BRAIN STORM is the brainchild of writer/director Taliesin McEnaney, in collaboration with a stellar all-female ensemble: Hayley Carr, Maïza Dubhé, Shayna Virginillo, and Alexandra Montagnese. The four weave movement, dance, and speech around one another, sometimes in unison, sometimes echoing each other, to create a complex and expressionistic performative landscape. Montagnese offers comic relief in spades, as our central character’s well-meaning, but self-centered, best friend. She steals the scene with a mere glance to her fellow performers; these comedic elements brought some much-needed levity to a play that could have easily been overwrought. Dubhé is another highlight: she moves delicately, intensely, adding an evocative non-verbal layer to the performance. But it is all four together that create this unique space— it’s a liminal space that they and drift and dance through, one equally comforting and eerie. The only wrinkle in the well-choreographed piece was the occasional noticeable missteps between performers. They were not always quite in sync, and did not always seems to be on the same page, which I chalk up to either opening-night jitters, or remount-show cobwebs. Whatever the cause, these few singular errors didn’t distract from the overall performance.

It is the formal elements of Brain Storm that truly set it apart. Projection, sound, set, movement, and text come together in startling and evocative ways, brilliantly illustrating the plays oscillating themes (shout out to the incredible design from William Bezek, Olivia Shortt, and Melissa Joakim). The play seems to ask, how do you stage an atypical neurology? Certainly not in a ‘typical’ way. Themes and scenes of possession, seizures, madness, and expression, are folded in on one another, so that we wonder, for a moment, what we are seeing… Compelling stage images of Victorian surgeons, with white caps and red lips, haunt the characters and the stage, disrupting the ableist idiom that seeing is believing. Scenes are punctuated with movement phrases, adding a physical element to the narrative that greatly enhances this story about recovery and the mind. For instance, as the character navigates her balance on the subway, so too do the phantoms lean forward and backwards, as if on a tight-rope, elegantly foregrounding themes of balance and dialectics.

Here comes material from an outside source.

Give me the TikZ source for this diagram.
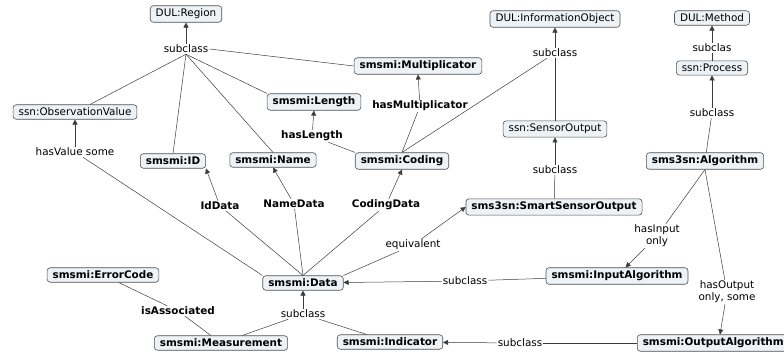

Scenes flip in and out with all the logic of a wandering mind, with all the malleability of neuroplasticity, with characters meeting across time through anachronistic and uncanny slippages.

The play ends hopefully, with the signs of slow progress, but progress nonetheless. While the end has some finality, there is no sense of absolute resolution, and nor should there be. Instead we are given a sense of the end of one chapter and the beginning of the next, and with it an invitation to see through new eyes, and with a new perspective. I wasn’t quite ready for it to end. The play’s gentle navigation through the mind, memory, time, and the present moment is something of a waltz, well-paced and methodological, yet we’re going in circles, spinning in, spinning out, and through to something else, something more, something beyond what we can see and hear. I enjoyed spinning with BRAIN STORM so much that I didn’t realize that the winds had died down and that the song was over. And truly, I could have danced all night.